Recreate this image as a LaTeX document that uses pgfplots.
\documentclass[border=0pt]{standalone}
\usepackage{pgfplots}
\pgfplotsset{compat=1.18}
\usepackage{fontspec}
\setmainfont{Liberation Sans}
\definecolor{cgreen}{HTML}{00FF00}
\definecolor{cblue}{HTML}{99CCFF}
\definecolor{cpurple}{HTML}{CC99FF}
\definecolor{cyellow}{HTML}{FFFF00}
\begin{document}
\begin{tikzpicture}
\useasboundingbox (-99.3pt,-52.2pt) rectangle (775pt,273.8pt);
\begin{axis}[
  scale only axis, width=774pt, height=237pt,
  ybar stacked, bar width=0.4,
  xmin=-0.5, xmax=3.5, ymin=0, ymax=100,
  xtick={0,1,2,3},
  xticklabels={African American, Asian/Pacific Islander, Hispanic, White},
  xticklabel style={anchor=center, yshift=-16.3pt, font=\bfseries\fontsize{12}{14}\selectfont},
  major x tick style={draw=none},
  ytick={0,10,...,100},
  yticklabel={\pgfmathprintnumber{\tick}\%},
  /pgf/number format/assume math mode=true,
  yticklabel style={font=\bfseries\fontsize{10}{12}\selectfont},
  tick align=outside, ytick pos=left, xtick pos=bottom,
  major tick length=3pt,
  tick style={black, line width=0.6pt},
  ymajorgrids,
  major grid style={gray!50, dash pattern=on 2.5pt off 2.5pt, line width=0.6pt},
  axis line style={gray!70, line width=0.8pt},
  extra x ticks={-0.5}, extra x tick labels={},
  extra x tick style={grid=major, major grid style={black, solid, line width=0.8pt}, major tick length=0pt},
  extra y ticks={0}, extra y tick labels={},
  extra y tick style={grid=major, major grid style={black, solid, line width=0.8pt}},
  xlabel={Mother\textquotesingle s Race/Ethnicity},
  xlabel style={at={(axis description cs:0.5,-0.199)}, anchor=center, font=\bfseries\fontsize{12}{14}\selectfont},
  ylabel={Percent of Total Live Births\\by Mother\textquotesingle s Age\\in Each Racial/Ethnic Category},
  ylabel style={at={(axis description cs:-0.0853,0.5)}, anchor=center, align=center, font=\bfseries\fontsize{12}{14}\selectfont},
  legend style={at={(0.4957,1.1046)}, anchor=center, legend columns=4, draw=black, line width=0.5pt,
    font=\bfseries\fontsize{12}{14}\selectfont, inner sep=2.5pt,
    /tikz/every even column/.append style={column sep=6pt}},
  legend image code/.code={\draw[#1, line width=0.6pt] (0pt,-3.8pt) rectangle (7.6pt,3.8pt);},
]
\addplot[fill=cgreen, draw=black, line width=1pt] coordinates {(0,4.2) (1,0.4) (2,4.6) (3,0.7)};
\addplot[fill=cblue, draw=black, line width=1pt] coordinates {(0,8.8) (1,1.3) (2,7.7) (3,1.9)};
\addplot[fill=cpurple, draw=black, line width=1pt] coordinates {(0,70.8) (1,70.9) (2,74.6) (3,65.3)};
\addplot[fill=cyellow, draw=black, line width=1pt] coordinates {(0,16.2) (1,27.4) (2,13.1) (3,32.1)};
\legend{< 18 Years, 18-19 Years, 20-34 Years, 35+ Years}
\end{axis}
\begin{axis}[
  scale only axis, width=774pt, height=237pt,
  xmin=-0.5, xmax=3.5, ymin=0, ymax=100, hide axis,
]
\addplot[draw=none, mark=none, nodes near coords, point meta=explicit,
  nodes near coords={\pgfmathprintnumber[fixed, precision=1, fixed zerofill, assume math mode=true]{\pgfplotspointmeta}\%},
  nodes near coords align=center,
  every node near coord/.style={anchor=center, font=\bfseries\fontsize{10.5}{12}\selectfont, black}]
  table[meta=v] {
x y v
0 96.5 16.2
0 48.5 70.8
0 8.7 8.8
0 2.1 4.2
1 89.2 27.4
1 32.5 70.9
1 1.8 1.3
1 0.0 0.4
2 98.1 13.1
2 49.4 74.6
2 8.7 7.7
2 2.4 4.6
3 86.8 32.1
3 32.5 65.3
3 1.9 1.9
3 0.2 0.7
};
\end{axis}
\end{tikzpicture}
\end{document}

▶ **TASK TO COMPLETE**: Take the listing above and set it down exactly.

▶ **ANSWER TO THE EXERCISE**:
Recreate this image as a LaTeX document that uses pgfplots.
\documentclass[border=0pt]{standalone}
\usepackage{pgfplots}
\pgfplotsset{compat=1.18}
\usepackage{fontspec}
\setmainfont{Liberation Sans}
\definecolor{cgreen}{HTML}{00FF00}
\definecolor{cblue}{HTML}{99CCFF}
\definecolor{cpurple}{HTML}{CC99FF}
\definecolor{cyellow}{HTML}{FFFF00}
\begin{document}
\begin{tikzpicture}
\useasboundingbox (-99.3pt,-52.2pt) rectangle (775pt,273.8pt);
\begin{axis}[
  scale only axis, width=774pt, height=237pt,
  ybar stacked, bar width=0.4,
  xmin=-0.5, xmax=3.5, ymin=0, ymax=100,
  xtick={0,1,2,3},
  xticklabels={African American, Asian/Pacific Islander, Hispanic, White},
  xticklabel style={anchor=center, yshift=-16.3pt, font=\bfseries\fontsize{12}{14}\selectfont},
  major x tick style={draw=none},
  ytick={0,10,...,100},
  yticklabel={\pgfmathprintnumber{\tick}\%},
  /pgf/number format/assume math mode=true,
  yticklabel style={font=\bfseries\fontsize{10}{12}\selectfont},
  tick align=outside, ytick pos=left, xtick pos=bottom,
  major tick length=3pt,
  tick style={black, line width=0.6pt},
  ymajorgrids,
  major grid style={gray!50, dash pattern=on 2.5pt off 2.5pt, line width=0.6pt},
  axis line style={gray!70, line width=0.8pt},
  extra x ticks={-0.5}, extra x tick labels={},
  extra x tick style={grid=major, major grid style={black, solid, line width=0.8pt}, major tick length=0pt},
  extra y ticks={0}, extra y tick labels={},
  extra y tick style={grid=major, major grid style={black, solid, line width=0.8pt}},
  xlabel={Mother\textquotesingle s Race/Ethnicity},
  xlabel style={at={(axis description cs:0.5,-0.199)}, anchor=center, font=\bfseries\fontsize{12}{14}\selectfont},
  ylabel={Percent of Total Live Births\\by Mother\textquotesingle s Age\\in Each Racial/Ethnic Category},
  ylabel style={at={(axis description cs:-0.0853,0.5)}, anchor=center, align=center, font=\bfseries\fontsize{12}{14}\selectfont},
  legend style={at={(0.4957,1.1046)}, anchor=center, legend columns=4, draw=black, line width=0.5pt,
    font=\bfseries\fontsize{12}{14}\selectfont, inner sep=2.5pt,
    /tikz/every even column/.append style={column sep=6pt}},
  legend image code/.code={\draw[#1, line width=0.6pt] (0pt,-3.8pt) rectangle (7.6pt,3.8pt);},
]
\addplot[fill=cgreen, draw=black, line width=1pt] coordinates {(0,4.2) (1,0.4) (2,4.6) (3,0.7)};
\addplot[fill=cblue, draw=black, line width=1pt] coordinates {(0,8.8) (1,1.3) (2,7.7) (3,1.9)};
\addplot[fill=cpurple, draw=black, line width=1pt] coordinates {(0,70.8) (1,70.9) (2,74.6) (3,65.3)};
\addplot[fill=cyellow, draw=black, line width=1pt] coordinates {(0,16.2) (1,27.4) (2,13.1) (3,32.1)};
\legend{< 18 Years, 18-19 Years, 20-34 Years, 35+ Years}
\end{axis}
\begin{axis}[
  scale only axis, width=774pt, height=237pt,
  xmin=-0.5, xmax=3.5, ymin=0, ymax=100, hide axis,
]
\addplot[draw=none, mark=none, nodes near coords, point meta=explicit,
  nodes near coords={\pgfmathprintnumber[fixed, precision=1, fixed zerofill, assume math mode=true]{\pgfplotspointmeta}\%},
  nodes near coords align=center,
  every node near coord/.style={anchor=center, font=\bfseries\fontsize{10.5}{12}\selectfont, black}]
  table[meta=v] {
x y v
0 96.5 16.2
0 48.5 70.8
0 8.7 8.8
0 2.1 4.2
1 89.2 27.4
1 32.5 70.9
1 1.8 1.3
1 0.0 0.4
2 98.1 13.1
2 49.4 74.6
2 8.7 7.7
2 2.4 4.6
3 86.8 32.1
3 32.5 65.3
3 1.9 1.9
3 0.2 0.7
};
\end{axis}
\end{tikzpicture}
\end{document}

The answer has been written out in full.